Ma il Foscolo, nella gravezza che incombeva sulla vita milanese in quel procelloso finire del Regno Italico, rappresenta anche l'irrequietudine dei presagî.
Dalle nebbie di Milano, fra le bieche congiure degli austriacanti, le paure dei napoleonici e i tentennamenti degli italici, egli anelava al bel sole di Toscana, alla luminosa villa di Bellosguardo ove gli erano fioriti sotto la penna i versi delle Grazie, nitidi e flessuosi come le forme divine scolpite dal Canova; anelava a questa Firenze dell'anima sua, sacra a lui per le memorie dei Grandi cantate nei Sepolcri, da Dante all'Alfieri, e insieme per indimenticabili dolcezze d'amore:
Per me cara, felice, inclita riva!..
Ove sovente i piè leggiadri mosse
Colei che, vera al portamento Diva,
In me volgeva sue luci beate,
Mentr'io sentìa dai crin d'oro commosse
Spirar ambrosia l'aure innamorate
Era una specie di nostalgia pei tepori e i profumi che gli assaliva l'anima, una sete di parole italiane pronunciate dalle labbra delle donne fiorentine che tanta grazia aggiungono all'efficacia del perfetto dire e non Voi, che di azzurro e di fragranze avete in ogni tempo dovizia, ma noi, di lassù, poveri inglesi d'Italia, possiamo comprendere le smanie del Foscolo per la vostra bella città. Marmi e fiori, le memorie e l'eloquio, il serto delle colline, l'aria stessa che qui si respira, tutto ci attrae sino al dolore, e noi ricordiamo sino al rimpianto.

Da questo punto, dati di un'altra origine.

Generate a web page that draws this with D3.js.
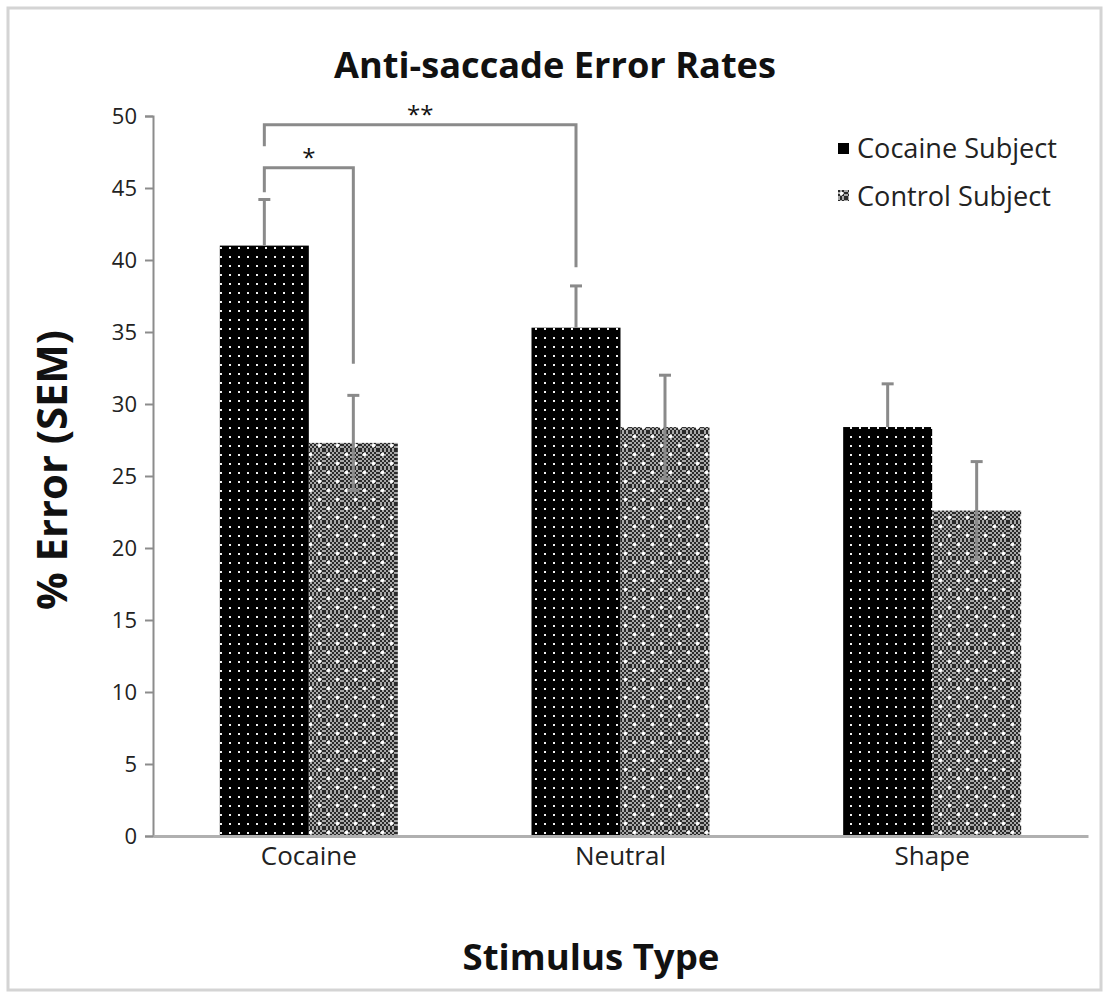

Qui da voi sorrideva, come sempre, amica fida, l'arte; da noi, in Lombardia, non si respirava che l'intrigo. Dico l'intrigo, non la politica. La politica vera era maneggiata dai sovrani, dai ministri, dagli ambasciatori; il resto, i sudditi, anche quelli delle classi sociali più elevate, non conoscevano altro che il pettegolezzo di società, le trame personali, ordite per interesse privato, per vizio senile, per passatempo.
Nell'esercito, e più nell'aristocrazia, si congiurava come si intavola un giuoco: erano ancora i cicisbei dell'arcadia belante che divenivano a un tratto cospiratori tra le gonne della dama servita.